### Exercise directions
Quote every line below exactly and skip any picture.

### Supplied data
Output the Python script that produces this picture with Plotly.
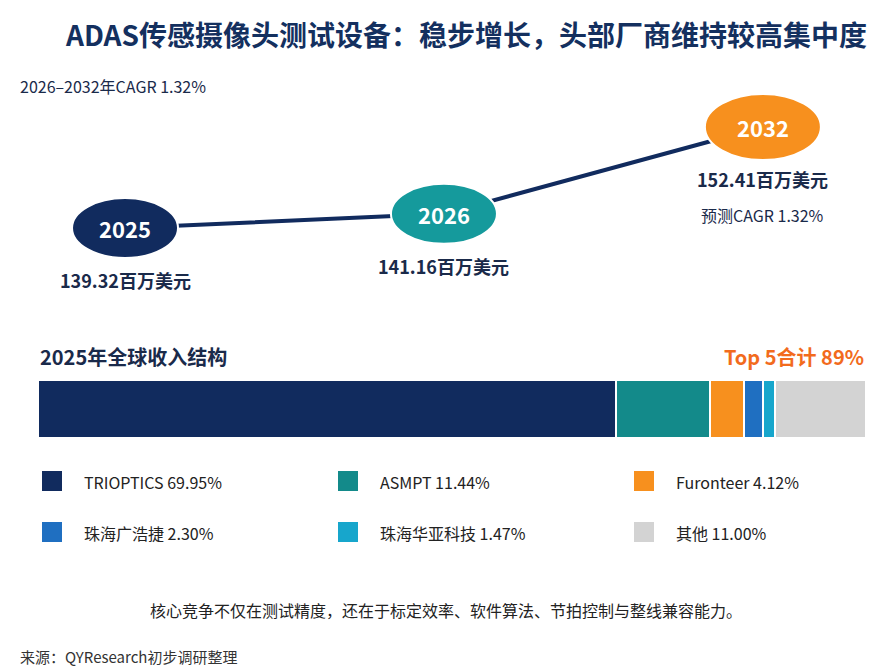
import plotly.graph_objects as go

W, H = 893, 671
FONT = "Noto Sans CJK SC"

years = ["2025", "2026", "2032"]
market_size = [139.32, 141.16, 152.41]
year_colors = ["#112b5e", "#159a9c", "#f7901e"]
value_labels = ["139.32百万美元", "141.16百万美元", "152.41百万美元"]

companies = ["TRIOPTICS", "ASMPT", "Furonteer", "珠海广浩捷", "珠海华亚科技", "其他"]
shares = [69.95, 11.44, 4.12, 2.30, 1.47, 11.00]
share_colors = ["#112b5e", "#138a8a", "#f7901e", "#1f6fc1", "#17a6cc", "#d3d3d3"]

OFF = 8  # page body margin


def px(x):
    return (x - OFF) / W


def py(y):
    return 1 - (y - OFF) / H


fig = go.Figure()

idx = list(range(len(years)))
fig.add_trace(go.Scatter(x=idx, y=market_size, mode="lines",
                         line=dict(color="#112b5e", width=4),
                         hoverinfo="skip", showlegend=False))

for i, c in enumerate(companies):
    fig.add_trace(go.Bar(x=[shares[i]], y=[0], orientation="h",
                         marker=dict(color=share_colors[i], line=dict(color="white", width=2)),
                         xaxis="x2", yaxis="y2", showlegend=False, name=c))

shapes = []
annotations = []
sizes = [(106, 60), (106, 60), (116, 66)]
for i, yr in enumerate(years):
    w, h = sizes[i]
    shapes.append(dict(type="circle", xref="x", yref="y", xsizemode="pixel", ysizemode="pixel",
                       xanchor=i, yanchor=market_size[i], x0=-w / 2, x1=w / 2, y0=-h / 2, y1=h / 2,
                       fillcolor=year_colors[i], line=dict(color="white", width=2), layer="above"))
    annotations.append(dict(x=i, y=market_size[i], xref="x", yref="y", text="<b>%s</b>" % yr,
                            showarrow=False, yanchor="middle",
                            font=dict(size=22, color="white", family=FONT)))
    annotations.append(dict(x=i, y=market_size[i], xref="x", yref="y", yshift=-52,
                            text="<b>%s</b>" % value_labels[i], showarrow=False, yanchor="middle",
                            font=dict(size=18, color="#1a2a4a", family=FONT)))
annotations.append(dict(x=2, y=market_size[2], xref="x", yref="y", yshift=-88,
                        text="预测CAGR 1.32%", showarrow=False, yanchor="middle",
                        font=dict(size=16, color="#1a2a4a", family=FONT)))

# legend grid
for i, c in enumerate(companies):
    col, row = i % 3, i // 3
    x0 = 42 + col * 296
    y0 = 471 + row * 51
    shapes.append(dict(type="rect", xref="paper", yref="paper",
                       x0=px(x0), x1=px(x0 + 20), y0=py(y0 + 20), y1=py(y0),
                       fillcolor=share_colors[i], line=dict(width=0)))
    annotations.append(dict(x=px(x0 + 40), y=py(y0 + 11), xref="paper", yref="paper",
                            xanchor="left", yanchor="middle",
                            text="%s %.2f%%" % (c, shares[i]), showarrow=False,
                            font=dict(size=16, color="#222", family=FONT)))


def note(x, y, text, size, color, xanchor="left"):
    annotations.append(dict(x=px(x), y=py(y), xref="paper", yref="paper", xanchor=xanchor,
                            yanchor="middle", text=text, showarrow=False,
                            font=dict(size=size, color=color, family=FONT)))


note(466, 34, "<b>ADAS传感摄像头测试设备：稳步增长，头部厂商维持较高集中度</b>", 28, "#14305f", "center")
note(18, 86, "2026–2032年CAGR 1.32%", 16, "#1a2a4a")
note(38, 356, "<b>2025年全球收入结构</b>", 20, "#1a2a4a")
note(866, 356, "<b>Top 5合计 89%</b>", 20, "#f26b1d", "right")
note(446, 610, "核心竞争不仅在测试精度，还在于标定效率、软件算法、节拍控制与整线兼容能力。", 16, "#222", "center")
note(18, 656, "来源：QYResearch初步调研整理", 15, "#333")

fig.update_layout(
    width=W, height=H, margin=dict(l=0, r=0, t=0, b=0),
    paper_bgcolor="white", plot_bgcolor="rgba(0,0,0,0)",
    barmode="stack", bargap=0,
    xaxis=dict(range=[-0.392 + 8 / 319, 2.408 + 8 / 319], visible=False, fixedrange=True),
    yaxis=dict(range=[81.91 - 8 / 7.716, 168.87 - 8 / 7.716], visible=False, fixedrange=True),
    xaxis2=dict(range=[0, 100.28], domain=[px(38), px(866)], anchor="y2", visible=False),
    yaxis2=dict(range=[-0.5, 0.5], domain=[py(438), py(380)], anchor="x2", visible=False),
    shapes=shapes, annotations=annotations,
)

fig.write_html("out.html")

### Solution to this problem
Output the Python script that produces this picture with Plotly.
import plotly.graph_objects as go

W, H = 893, 671
FONT = "Noto Sans CJK SC"

years = ["2025", "2026", "2032"]
market_size = [139.32, 141.16, 152.41]
year_colors = ["#112b5e", "#159a9c", "#f7901e"]
value_labels = ["139.32百万美元", "141.16百万美元", "152.41百万美元"]

companies = ["TRIOPTICS", "ASMPT", "Furonteer", "珠海广浩捷", "珠海华亚科技", "其他"]
shares = [69.95, 11.44, 4.12, 2.30, 1.47, 11.00]
share_colors = ["#112b5e", "#138a8a", "#f7901e", "#1f6fc1", "#17a6cc", "#d3d3d3"]

OFF = 8  # page body margin


def px(x):
    return (x - OFF) / W


def py(y):
    return 1 - (y - OFF) / H


fig = go.Figure()

idx = list(range(len(years)))
fig.add_trace(go.Scatter(x=idx, y=market_size, mode="lines",
                         line=dict(color="#112b5e", width=4),
                         hoverinfo="skip", showlegend=False))

for i, c in enumerate(companies):
    fig.add_trace(go.Bar(x=[shares[i]], y=[0], orientation="h",
                         marker=dict(color=share_colors[i], line=dict(color="white", width=2)),
                         xaxis="x2", yaxis="y2", showlegend=False, name=c))

shapes = []
annotations = []
sizes = [(106, 60), (106, 60), (116, 66)]
for i, yr in enumerate(years):
    w, h = sizes[i]
    shapes.append(dict(type="circle", xref="x", yref="y", xsizemode="pixel", ysizemode="pixel",
                       xanchor=i, yanchor=market_size[i], x0=-w / 2, x1=w / 2, y0=-h / 2, y1=h / 2,
                       fillcolor=year_colors[i], line=dict(color="white", width=2), layer="above"))
    annotations.append(dict(x=i, y=market_size[i], xref="x", yref="y", text="<b>%s</b>" % yr,
                            showarrow=False, yanchor="middle",
                            font=dict(size=22, color="white", family=FONT)))
    annotations.append(dict(x=i, y=market_size[i], xref="x", yref="y", yshift=-52,
                            text="<b>%s</b>" % value_labels[i], showarrow=False, yanchor="middle",
                            font=dict(size=18, color="#1a2a4a", family=FONT)))
annotations.append(dict(x=2, y=market_size[2], xref="x", yref="y", yshift=-88,
                        text="预测CAGR 1.32%", showarrow=False, yanchor="middle",
                        font=dict(size=16, color="#1a2a4a", family=FONT)))

# legend grid
for i, c in enumerate(companies):
    col, row = i % 3, i // 3
    x0 = 42 + col * 296
    y0 = 471 + row * 51
    shapes.append(dict(type="rect", xref="paper", yref="paper",
                       x0=px(x0), x1=px(x0 + 20), y0=py(y0 + 20), y1=py(y0),
                       fillcolor=share_colors[i], line=dict(width=0)))
    annotations.append(dict(x=px(x0 + 40), y=py(y0 + 11), xref="paper", yref="paper",
                            xanchor="left", yanchor="middle",
                            text="%s %.2f%%" % (c, shares[i]), showarrow=False,
                            font=dict(size=16, color="#222", family=FONT)))


def note(x, y, text, size, color, xanchor="left"):
    annotations.append(dict(x=px(x), y=py(y), xref="paper", yref="paper", xanchor=xanchor,
                            yanchor="middle", text=text, showarrow=False,
                            font=dict(size=size, color=color, family=FONT)))


note(466, 34, "<b>ADAS传感摄像头测试设备：稳步增长，头部厂商维持较高集中度</b>", 28, "#14305f", "center")
note(18, 86, "2026–2032年CAGR 1.32%", 16, "#1a2a4a")
note(38, 356, "<b>2025年全球收入结构</b>", 20, "#1a2a4a")
note(866, 356, "<b>Top 5合计 89%</b>", 20, "#f26b1d", "right")
note(446, 610, "核心竞争不仅在测试精度，还在于标定效率、软件算法、节拍控制与整线兼容能力。", 16, "#222", "center")
note(18, 656, "来源：QYResearch初步调研整理", 15, "#333")

fig.update_layout(
    width=W, height=H, margin=dict(l=0, r=0, t=0, b=0),
    paper_bgcolor="white", plot_bgcolor="rgba(0,0,0,0)",
    barmode="stack", bargap=0,
    xaxis=dict(range=[-0.392 + 8 / 319, 2.408 + 8 / 319], visible=False, fixedrange=True),
    yaxis=dict(range=[81.91 - 8 / 7.716, 168.87 - 8 / 7.716], visible=False, fixedrange=True),
    xaxis2=dict(range=[0, 100.28], domain=[px(38), px(866)], anchor="y2", visible=False),
    yaxis2=dict(range=[-0.5, 0.5], domain=[py(438), py(380)], anchor="x2", visible=False),
    shapes=shapes, annotations=annotations,
)

fig.write_html("out.html")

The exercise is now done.